Birinden biri kazandı ama hangisidir biz bilmiyoruz. Sanki Amerikan Halkı biliyor mu? Hay Allah. Orada Yüksek Seçim Kurulu diye bir kesin karar mercii de yok. Orada, Kılıçdaroğlu gibi racon kesecek bir filozof da yok. Orada, kendisini tarafsız ve objektif olarak yutturan gazeteciler de yok. Ayıklasınlar pirincin taşını. Bize ne? Ne halleri varsa görsünler.
Biz işimize bakalım. - Yapayalnız bir Türkiye. İşte bu fena. Halbuki eskiden, yani 20, 30, 40, 50 yıldır bütün dünya yanımızdaydı. - Bizi ihya ettiler, ihya.
Keşke o günlere dönsek. Ne güzeldi yahu. Başımızda ne S-400 derdi vardı ne de F-35’ler. Ne Doğu Akdeniz’de boğuşuyorduk, ne de Suriye’de. Kuzu kuzu oturuyorduk. 70 sent’e bile ihtiyacımız yoktu.
ABD seçimlerine dönersek... Karakolluk olacakları belliydi. Dikkatli okuyucularım hatırlayacaklardır. Bir hukuki tezgahtan bahsettim geçen gün... İşte şimdi kapıda o var. Nasıl bir şey? Hani, bizim şu meşhur 367’ye benzer bir Mandrake oyunu.
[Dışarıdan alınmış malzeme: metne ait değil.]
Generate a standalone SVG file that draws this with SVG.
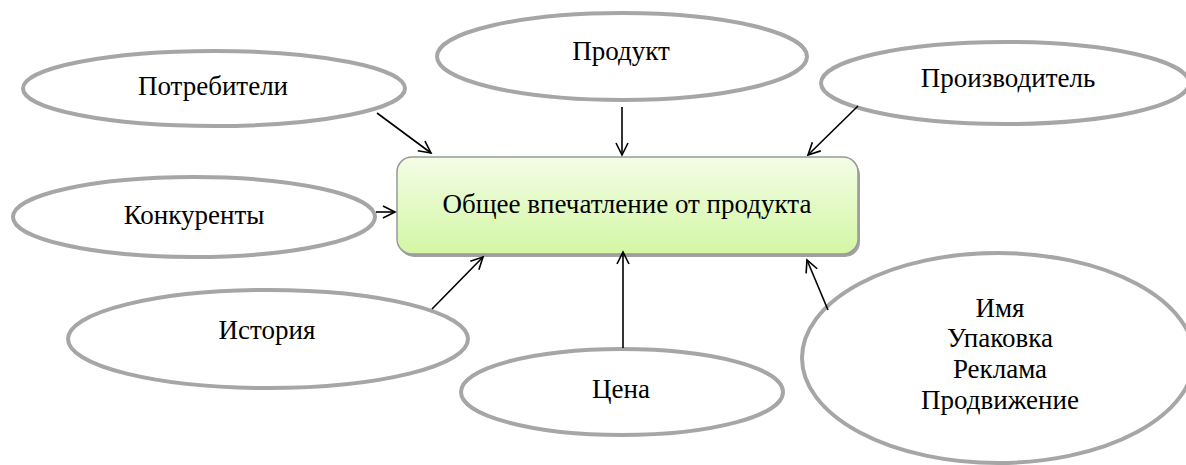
<svg xmlns="http://www.w3.org/2000/svg" width="1186" height="465" viewBox="0 0 1186 465">
<style>
.e{fill:#fff;stroke:#a6a6a6;stroke-width:4}
.t{font-family:"Liberation Serif","Times New Roman",serif;font-size:27px;fill:#000;text-anchor:middle}
.c{stroke:#000;stroke-width:1.6;fill:none;marker-end:url(#a)}
</style>
<defs>
<linearGradient id="g" x1="0" y1="0" x2="0" y2="1">
<stop offset="0" stop-color="#f3fde6"/>
<stop offset="1" stop-color="#d3f6a4"/>
</linearGradient>
<marker id="a" markerUnits="userSpaceOnUse" markerWidth="16" markerHeight="16" refX="13" refY="7" orient="auto" viewBox="0 0 16 14">
<path d="M1,1 L13,7 L1,13" fill="none" stroke="#000" stroke-width="1.6"/>
</marker>
</defs>
<g id="center">
<rect x="399" y="160" width="461" height="97" rx="15" fill="#8a8a8a" opacity="0.8"/>
<rect x="397" y="157" width="461" height="97" rx="15" fill="url(#g)" stroke="#999" stroke-width="1.5"/>
<text class="t" x="627" y="213">Общее впечатление от продукта</text>
</g>
<g id="potrebiteli">
<ellipse class="e" cx="214" cy="88.5" rx="191" ry="37.5"/>
<text class="t" x="213" y="95">Потребители</text>
</g>
<g id="produkt">
<ellipse class="e" cx="622" cy="56.5" rx="185" ry="43.5"/>
<text class="t" x="621" y="60">Продукт</text>
</g>
<g id="proizvoditel">
<ellipse class="e" cx="1005" cy="83" rx="184" ry="41"/>
<text class="t" x="1008" y="87">Производитель</text>
</g>
<g id="konkurenty">
<ellipse class="e" cx="194" cy="217" rx="181" ry="40"/>
<text class="t" x="194" y="224">Конкуренты</text>
</g>
<g id="istoriya">
<ellipse class="e" cx="268" cy="339" rx="200" ry="49"/>
<text class="t" x="267" y="339">История</text>
</g>
<g id="tsena">
<ellipse class="e" cx="622" cy="392" rx="161" ry="43"/>
<text class="t" x="621" y="398">Цена</text>
</g>
<g id="imya">
<ellipse class="e" cx="998" cy="358" rx="196" ry="105"/>
<text class="t" x="1000" y="317">Имя</text>
<text class="t" x="1000" y="347">Упаковка</text>
<text class="t" x="1000" y="378">Реклама</text>
<text class="t" x="1000" y="409">Продвижение</text>
</g>
<g id="connectors">
<line class="c" x1="377" y1="113" x2="431" y2="153"/>
<line class="c" x1="622" y1="107" x2="622" y2="155"/>
<line class="c" x1="858" y1="106" x2="808" y2="155"/>
<line class="c" x1="376" y1="212" x2="395" y2="212"/>
<line class="c" x1="432" y1="309" x2="483" y2="257"/>
<line class="c" x1="623" y1="348" x2="623" y2="252"/>
<line class="c" x1="828" y1="310" x2="807" y2="260"/>
</g>
</svg>
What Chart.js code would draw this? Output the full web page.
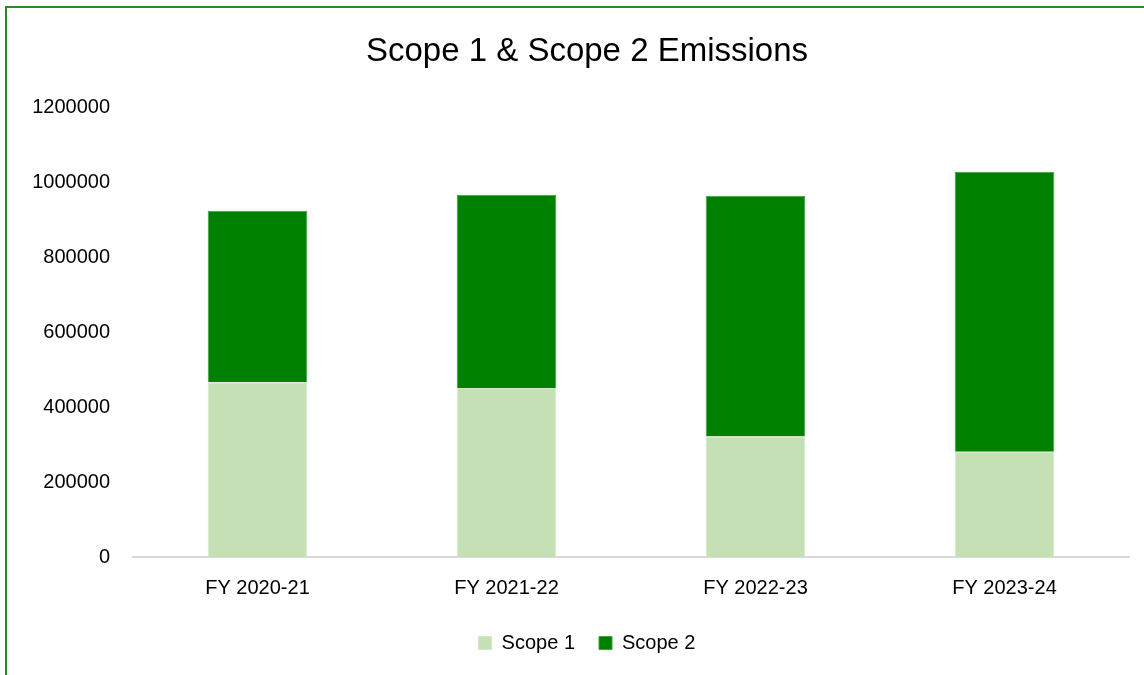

Sabih Kanadoğlu üstadımız, bu aralar Amerika’ya bir uğradı mı acaba?
Seçime katılım oranının, rekor derecede yüksek olduğu belirtiliyor. Bravo Amerika’ya. Kutuplaşmanın ilk işareti budur. Kuzey-Güney Savaşları’na kadar yolu var.